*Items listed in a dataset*
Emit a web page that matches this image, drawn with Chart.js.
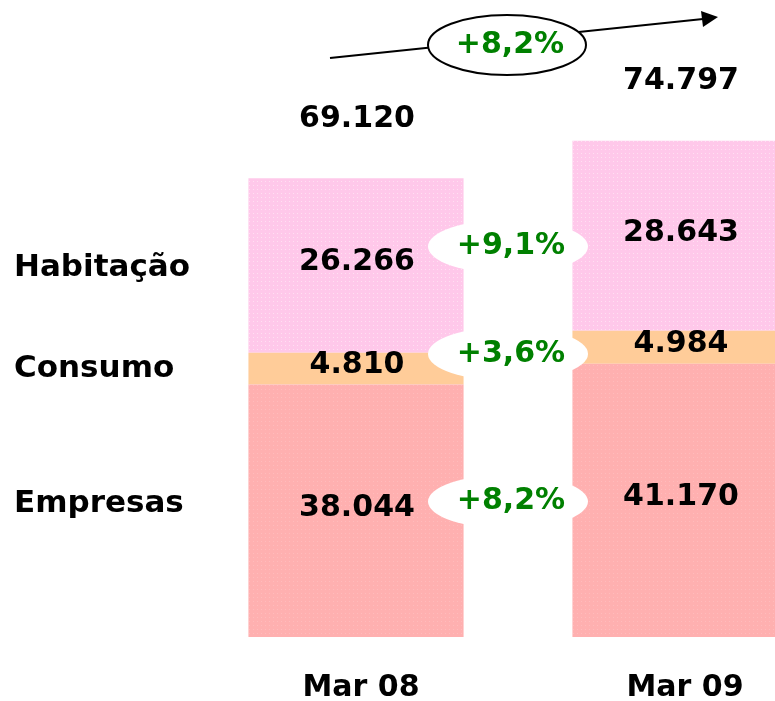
<!DOCTYPE html>
<html lang="pt">
<head>
<meta charset="UTF-8">
<title>Crédito - Mar 08 vs Mar 09</title>
<script src="https://cdn.jsdelivr.net/npm/chart.js"></script>
<style>
    html, body { margin: 0; padding: 0; background: #fff; overflow: hidden; }
    #wrap { position: relative; width: 850px; height: 701px; }
</style>
</head>
<body>
<div id="wrap"><canvas id="grafico"></canvas></div>
<script>
    // dados
    const periodos = ["Mar 08", "Mar 09"];
    const segmentos = ["Empresas", "Consumo", "Habitação"];
    const empresas = [38044, 41170];
    const consumo = [4810, 4984];
    const habitacao = [26266, 28643];
    const totais = [69120, 74797];
    const variacoes = ["+8,2%", "+3,6%", "+9,1%"];   // por segmento, mesma ordem
    const variacaoTotal = "+8,2%";

    const FONTE = "bold 30px 'DejaVu Sans', sans-serif";
    const VERDE = "#008000";

    function padrao(base, ponto) {
        const c = document.createElement("canvas");
        c.width = 4; c.height = 4;
        const g = c.getContext("2d");
        g.fillStyle = base;
        g.fillRect(0, 0, 4, 4);
        g.fillStyle = ponto;
        g.fillRect(1, 1, 1, 1);
        return g.createPattern(c, "repeat");
    }

    const fmt = v => v.toLocaleString("de-DE");

    // rótulos, valores e setas desenhados por cima das barras
    const anotacoes = {
        id: "anotacoes",
        afterDatasetsDraw(chart) {
            const ctx = chart.ctx;
            const y = chart.scales.y;
            const x = chart.scales.x;
            ctx.save();
            ctx.textAlign = "center";
            ctx.textBaseline = "middle";
            ctx.font = FONTE;
            ctx.fillStyle = "#000";

            // valores dentro de cada segmento
            chart.data.datasets.forEach((ds, d) => {
                chart.getDatasetMeta(d).data.forEach((bar, i) => {
                    const meio = (bar.y + bar.base) / 2;
                    ctx.fillText(fmt(ds.data[i]), bar.x + 1, meio - 3);
                });
            });

            // totais por cima
            totais.forEach((t, i) => {
                ctx.fillText(fmt(t), x.getPixelForValue(i) + 1, y.getPixelForValue(t) - 59);
            });

            // categorias em baixo
            periodos.forEach((p, i) => {
                ctx.fillText(p, x.getPixelForValue(i) + 5, 688);
            });

            // variações entre as barras
            const b0 = x.getPixelForValue(0), b1 = x.getPixelForValue(1);
            const cx = (b0 + b1) / 2 - 10;
            chart.data.datasets.forEach((ds, d) => {
                const m0 = chart.getDatasetMeta(d).data[0];
                const m1 = chart.getDatasetMeta(d).data[1];
                const cy = ((m0.y + m0.base) / 2 + (m1.y + m1.base) / 2) / 2 - 4;
                ctx.fillStyle = "#fff";
                ctx.beginPath();
                ctx.ellipse(cx, cy, 80, 27, 0, 0, Math.PI * 2);
                ctx.fill();
                ctx.fillStyle = VERDE;
                ctx.fillText(variacoes[d], cx + 3, cy);
            });

            // seta do total
            ctx.strokeStyle = "#000";
            ctx.fillStyle = "#000";
            ctx.lineWidth = 2;
            ctx.beginPath();
            ctx.moveTo(330, 58);
            ctx.lineTo(703, 19);
            ctx.stroke();
            ctx.beginPath();
            ctx.moveTo(718, 17);
            ctx.lineTo(701, 11);
            ctx.lineTo(703, 27);
            ctx.closePath();
            ctx.fill();

            ctx.fillStyle = "#fff";
            ctx.beginPath();
            ctx.ellipse(507, 45, 79, 30, 0, 0, Math.PI * 2);
            ctx.fill();
            ctx.stroke();
            ctx.fillStyle = VERDE;
            ctx.fillText(variacaoTotal, 510, 45);

            // nomes dos segmentos à esquerda
            ctx.textAlign = "left";
            ctx.fillStyle = "#000";
            ctx.font = "bold 31px 'DejaVu Sans', sans-serif";
            ctx.fillText(segmentos[2], 14, 268);
            ctx.fillText(segmentos[1], 14, 369);
            ctx.fillText(segmentos[0], 14, 504);
            ctx.restore();
        }
    };

    new Chart(document.getElementById("grafico"), {
        type: "bar",
        data: {
            labels: periodos,
            datasets: [
                { label: segmentos[0], data: empresas, backgroundColor: padrao("#ffb0b0", "#ffbcbc") },
                { label: segmentos[1], data: consumo, backgroundColor: "#ffcc99" },
                { label: segmentos[2], data: habitacao, backgroundColor: padrao("#ffc8ea", "#ffe0f2") }
            ]
        },
        options: {
            responsive: true,
            maintainAspectRatio: false,
            animation: false,
            layout: { padding: { left: 194, right: 8, top: 0, bottom: 64 } },
            datasets: { bar: { barPercentage: 0.664, categoryPercentage: 1 } },
            plugins: { legend: { display: false }, tooltip: { enabled: false } },
            scales: {
                x: { stacked: true, display: false },
                y: { stacked: true, display: false, min: 0, max: 96000 }
            }
        },
        plugins: [anotacoes]
    });
</script>
</body>
</html>
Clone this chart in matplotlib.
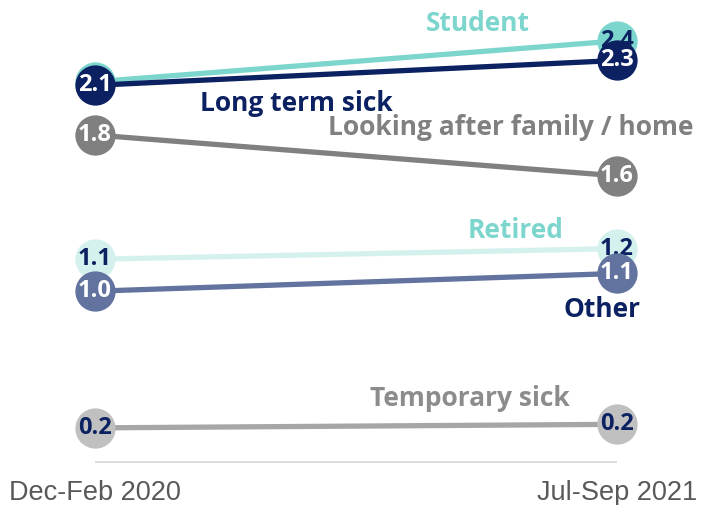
"""Slope chart: economic inactivity reasons, Dec-Feb 2020 vs Jul-Sep 2021."""

import matplotlib
matplotlib.use("Agg")
import matplotlib.pyplot as plt

periods = ["Dec-Feb 2020", "Jul-Sep 2021"]

series_names = [
    "Student",
    "Long term sick",
    "Looking after family / home",
    "Retired",
    "Other",
    "Temporary sick",
]
student = [2.14, 2.37]
long_term_sick = [2.12, 2.26]
looking_after = [1.84, 1.61]
retired = [1.14, 1.20]
other = [0.96, 1.06]
temporary_sick = [0.19, 0.21]
series_values = [student, long_term_sick, looking_after, retired, other, temporary_sick]

# style per series: line, marker, value text, name colour
styles = [
    dict(line="#7dd6cd", marker="#7dd6cd", text="#0c2161", name="#7dd6cd"),
    dict(line="#0c2161", marker="#0c2161", text="white", name="#0c2161"),
    dict(line="#808080", marker="#808080", text="white", name="#808080"),
    dict(line="#d4f1ee", marker="#d4f1ee", text="#0c2161", name="#7dd6cd"),
    dict(line="#63739f", marker="#63739f", text="white", name="#0c2161"),
    dict(line="#a6a6a6", marker="#c0c0c0", text="#0c2161", name="#8c8c8c"),
]
# name label placement (x, y in data units, alignment)
name_pos = [
    (0.734, 2.47, "center"),
    (0.201, 2.02, "left"),
    (1.146, 1.88, "right"),
    (0.805, 1.30, "center"),
    (0.971, 0.855, "center"),
    (0.718, 0.358, "center"),
]

W, H = 710, 505
fig = plt.figure(figsize=(W / 100, H / 100), dpi=100)
ax = fig.add_axes([0, 0, 1, 1])
ax.set_xlim(-95 / 522, (W - 95) / 522)
ax.set_ylim((461.6 - H) / 177.5, 461.6 / 177.5)
ax.set_axis_off()

bold = dict(family="Open Sans", fontweight="bold")
xs = [0, 1]

ax.plot(xs, [0, 0], color="#d9d9d9", lw=1.3, zorder=1, solid_capstyle="butt")

for i, (name, vals, st, pos) in enumerate(zip(series_names, series_values, styles, name_pos)):
    z = 10 + 3 * i
    ax.plot(xs, vals, color=st["line"], lw=3.8, zorder=z, solid_capstyle="butt")
    ax.plot(xs, vals, ls="none", marker="o", ms=29, mfc=st["marker"], mec="none", zorder=z + 1)
    for x, v in zip(xs, vals):
        ax.text(x, v, f"{v:.1f}", ha="center", va="center", color=st["text"],
                fontsize=17, zorder=z + 2, **bold)
    px, py, ha = pos
    ax.text(px, py, name, ha=ha, va="center", color=st["name"], fontsize=19,
            zorder=40, **bold)

for x, lab in zip(xs, periods):
    ax.text(x, -0.177, lab, ha="center", va="center", color="#595959",
            fontsize=19.5, family="Liberation Sans")

fig.savefig("out.png", dpi=100)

*EXERCISE TASK*
List each line in the listing that contains the string "this".

*COMPLETED TASK*
Emit a web page that matches this image, drawn with Chart.js.
Clone this chart in matplotlib.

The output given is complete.